The MDS transformed our expectations around how workflows should work, but it still feels unclear whether the SaaS companies that have sprung up around the components of the Modern Data Stack will survive. Will they establish dramatically more ergonomic standards that protect them from the advances of their bundled competition? Or will the true cash cows of the business — data companies serving the biggest pain points of large enterprises — take up the UX mantle and re-bundle according to the MDS vision, capitalizing against the inefficiencies of the Modern Data Vendors as-is? Or something else entirely?

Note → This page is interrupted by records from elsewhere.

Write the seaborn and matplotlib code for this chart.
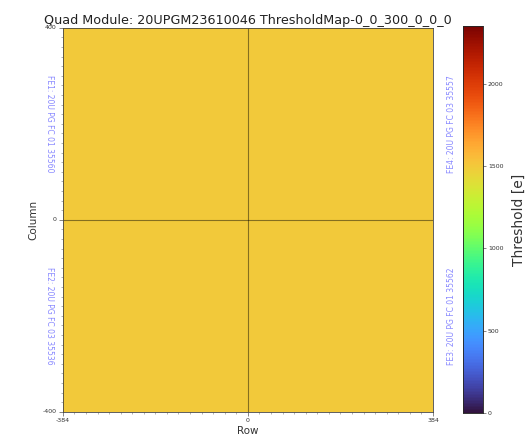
import numpy as np
import pandas as pd
import seaborn as sns
import matplotlib
matplotlib.use("Agg")
import matplotlib.pyplot as plt
from matplotlib.ticker import FixedLocator

# Mean threshold per front-end chip [e]
fe_names = ["FE1", "FE2", "FE3", "FE4"]
fe_chips = ["20U PG FC 01 35560", "20U PG FC 03 35536",
            "20U PG FC 01 35562", "20U PG FC 03 35557"]
fe_threshold = [1500, 1500, 1500, 1500]

# Module geometry and colour scale
row_ticks = [-384, 0, 384]
col_ticks = [400, 0, -400]
cbar_ticks = [0, 500, 1000, 1500, 2000]
vmin, vmax = 0, 2350

title = "Quad Module: 20UPGM23610046 ThresholdMap-0_0_300_0_0_0"

# Quadrant layout: top row FE1 | FE4, bottom row FE2 | FE3
grid = pd.DataFrame([[fe_threshold[0], fe_threshold[3]],
                     [fe_threshold[1], fe_threshold[2]]])

sns.set_style("white")
fig = plt.figure(figsize=(5.28, 4.41), dpi=100)
ax = fig.add_axes([0.119, 0.066, 0.701, 0.871])
cax = fig.add_axes([0.877, 0.063, 0.038, 0.878])

sns.heatmap(grid, ax=ax, cbar_ax=cax, cmap="turbo", vmin=vmin, vmax=vmax,
            square=False, cbar_kws={"ticks": cbar_ticks})

# quadrant separators
ax.axvline(1, color="black", alpha=0.45, lw=0.8)
ax.axhline(1, color="black", alpha=0.45, lw=0.8)

for sp in ax.spines.values():
    sp.set_visible(True)
    sp.set_color("#444444")
    sp.set_linewidth(0.6)

ax.set_xticks([0, 1, 2])
ax.set_xticklabels([str(t) for t in row_ticks], rotation=0)
ax.set_yticks([0, 1, 2])
ax.set_yticklabels([str(t) for t in col_ticks], rotation=0)
ax.xaxis.set_minor_locator(FixedLocator(np.linspace(0, 2, 33)))
ax.yaxis.set_minor_locator(FixedLocator(np.linspace(0, 2, 41)))
ax.tick_params(axis="both", which="major", labelsize=4.5, length=3, width=0.5,
               color="#555555", labelcolor="#333333", pad=1.5)
ax.tick_params(axis="both", which="minor", length=1.5, width=0.4, color="#777777")
ax.tick_params(bottom=True, left=True, which="both")

ax.set_xlabel("Row", fontsize=7.5, color="#333333", labelpad=2)
ax.set_ylabel("Column", fontsize=7.5, color="#333333", labelpad=3)
ax.set_title(title, fontsize=9.2, color="#222222", pad=3)

# front-end chip annotations
txt_kw = dict(transform=ax.transAxes, fontsize=5.5, color="#6060ff",
              alpha=0.75, ha="center", va="center")
ax.text(-0.036, 0.75, f"{fe_names[0]}: {fe_chips[0]}", rotation=270, **txt_kw)
ax.text(-0.036, 0.25, f"{fe_names[1]}: {fe_chips[1]}", rotation=270, **txt_kw)
ax.text(1.05, 0.25, f"{fe_names[2]}: {fe_chips[2]}", rotation=90, **txt_kw)
ax.text(1.05, 0.75, f"{fe_names[3]}: {fe_chips[3]}", rotation=90, **txt_kw)

cax.tick_params(labelsize=4.5, length=2, width=0.5, color="#555555",
                labelcolor="#333333", pad=1.5)
cax.set_ylabel("Threshold [e]", fontsize=10, color="#333333", labelpad=6)
for sp in cax.spines.values():
    sp.set_visible(True)
    sp.set_linewidth(0.5)

fig.savefig("out.png", dpi=100)
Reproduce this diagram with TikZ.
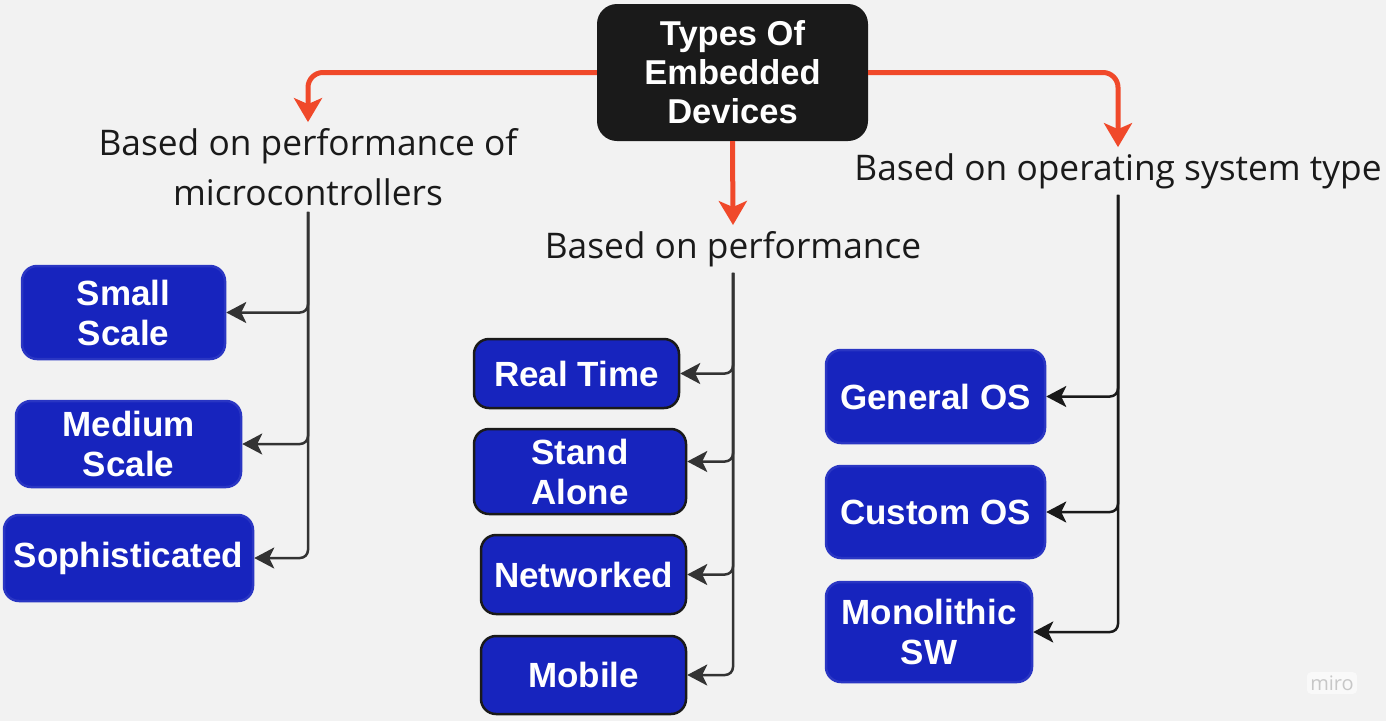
\documentclass[tikz,border=0pt]{standalone}
\usepackage{fontspec}
\setmainfont{Liberation Sans}
\newfontfamily\labelfont{Open Sans}
\usetikzlibrary{arrows.meta}
\definecolor{bg}{HTML}{F2F2F2}
\definecolor{boxblue}{HTML}{1724BE}
\definecolor{titleblack}{HTML}{1A1A1A}
\definecolor{mirored}{HTML}{F0492A}
\definecolor{linegray}{HTML}{333333}
\tikzset{
  typebox/.style={draw=#1, line width=2.5pt, fill=boxblue, rounded corners=15pt,
    text=white, font=\bfseries\fontsize{35}{40}\selectfont, align=center, inner sep=0pt},
  typebox/.default=boxblue!92!white,
  lbl/.style={font=\labelfont\fontsize{35.3}{50}\selectfont, text=titleblack,
    align=center, inner sep=6pt},
  branch/.style={draw=#1, line width=2.5pt, rounded corners=8pt,
    -{Stealth[length=20pt,width=21pt,inset=5pt]}},
  branch/.default=linegray,
  redarrow/.style={draw=mirored, line width=5pt, rounded corners=15pt,
    -{Stealth[length=24pt,width=28pt,inset=6pt]}}
}

\begin{document}
\begin{tikzpicture}[x=1pt,y=-1pt]
   \fill[bg] (0,0) rectangle (1386,721);
   \useasboundingbox (0,0) rectangle (1386,721);
   \node[fill=titleblack, rounded corners=20pt, text=white, align=center,
    font=\bfseries\fontsize{34.5}{39}\selectfont, minimum width=271pt,
    minimum height=137pt, inner sep=0pt] (title) at (732.5,72.5)
    {Types Of\\Embedded\\Devices};
   \node[lbl] (lblmcu) at (308,167) {Based on performance of\\microcontrollers};
   \node[lbl] (lblperf) at (733,249) {Based on performance};
   \node[lbl] (lblos) at (1118,171) {Based on operating system type};
   \draw[redarrow] (title.west) -| (lblmcu.north);
   \draw[redarrow] (title.south) -- (lblperf.north);
   \draw[redarrow] (title.east) -| (lblos.north);
   \node[typebox, minimum width=203pt, minimum height=93pt] (small) at (123.5,312.5) {Small\\Scale};
   \node[typebox, minimum width=225pt, minimum height=86pt] (medium) at (128.5,444) {Medium\\Scale};
   \node[typebox, minimum width=249pt, minimum height=86pt] (soph) at (128.5,558) {Sophisticated};
   \node[typebox=titleblack, minimum width=205pt, minimum height=69pt] (realtime) at (576.5,373.5) {Real Time};
   \node[typebox=titleblack, minimum width=212pt, minimum height=85pt] (standalone) at (580,471.5) {Stand\\Alone};
   \node[typebox=titleblack, minimum width=205pt, minimum height=79pt] (networked) at (583.5,574.5) {Networked};
   \node[typebox=titleblack, minimum width=205pt, minimum height=78pt] (mobile) at (583.5,675) {Mobile};
   \node[typebox, minimum width=219pt, minimum height=93pt] (generalos) at (935.5,396.5) {General OS};
   \node[typebox, minimum width=219pt, minimum height=92pt] (customos) at (935.5,512) {Custom OS};
   \node[typebox, minimum width=206pt, minimum height=100pt] (mono) at (929,632) {Monolithic\\SW};
   \foreach \b in {small,medium,soph}
    \draw[branch] (lblmcu.south) |- (\b.east);
   \foreach \b in {realtime,networked,mobile}
    \draw[branch] (lblperf.south) |- (\b.east);
   \draw[branch] (lblperf.south) |- ([yshift=10pt]standalone.east);
   \foreach \b in {generalos,customos,mono}
    \draw[branch=titleblack] (lblos.south) |- (\b.east);
   \node[fill=white!55!bg, rounded corners=4pt, text=black!22,
    font=\labelfont\fontsize{20}{20}\selectfont] (miro) at (1332,683) {miro};
\end{tikzpicture}
\end{document}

All that said, and complaints about the Modern Data Stack aside, there’s something refreshing that the Modern Data Stack gave to us. At times, I thought it was predicated on an open, inclusive paradigm. At others, I thought it was the segmentation itself. But I’m coming to realize the best thing the Modern Data Stack has done for us is this: it’s taught us that we don’t have to tolerate poorly designed tools. Having to learn new DSLs, internalize dozens of new concepts, and read miles of documentation shouldn’t be the norm — we should have tools that augment us, not the tooling equivalents of Dwarf Fortress4. And regardless of what toolchain investor capital crowns king next, that’s something to be grateful for.
Thanks for reading Win With Data! Subscribe for free to receive new posts and support my work.
And so, all subsequent references to the Modern Data Stack will be comments around this production layer. The consumption side is still a mess, anyway.
And, if self-hosting is your counterfactual, stability. But I’ll ignore that line of reasoning for now.
I’m talking fully open source tools. Notice that, of the open-source tools available, the most usable ones are venture-backed companies, and they’ll likely scale up and rift their product into a second-class, community maintained version and an enterprise-licensed version with all the bells and whistles.
If you don’t get this reference, you are not the kind of person to get nerd-sniped. Be grateful for that.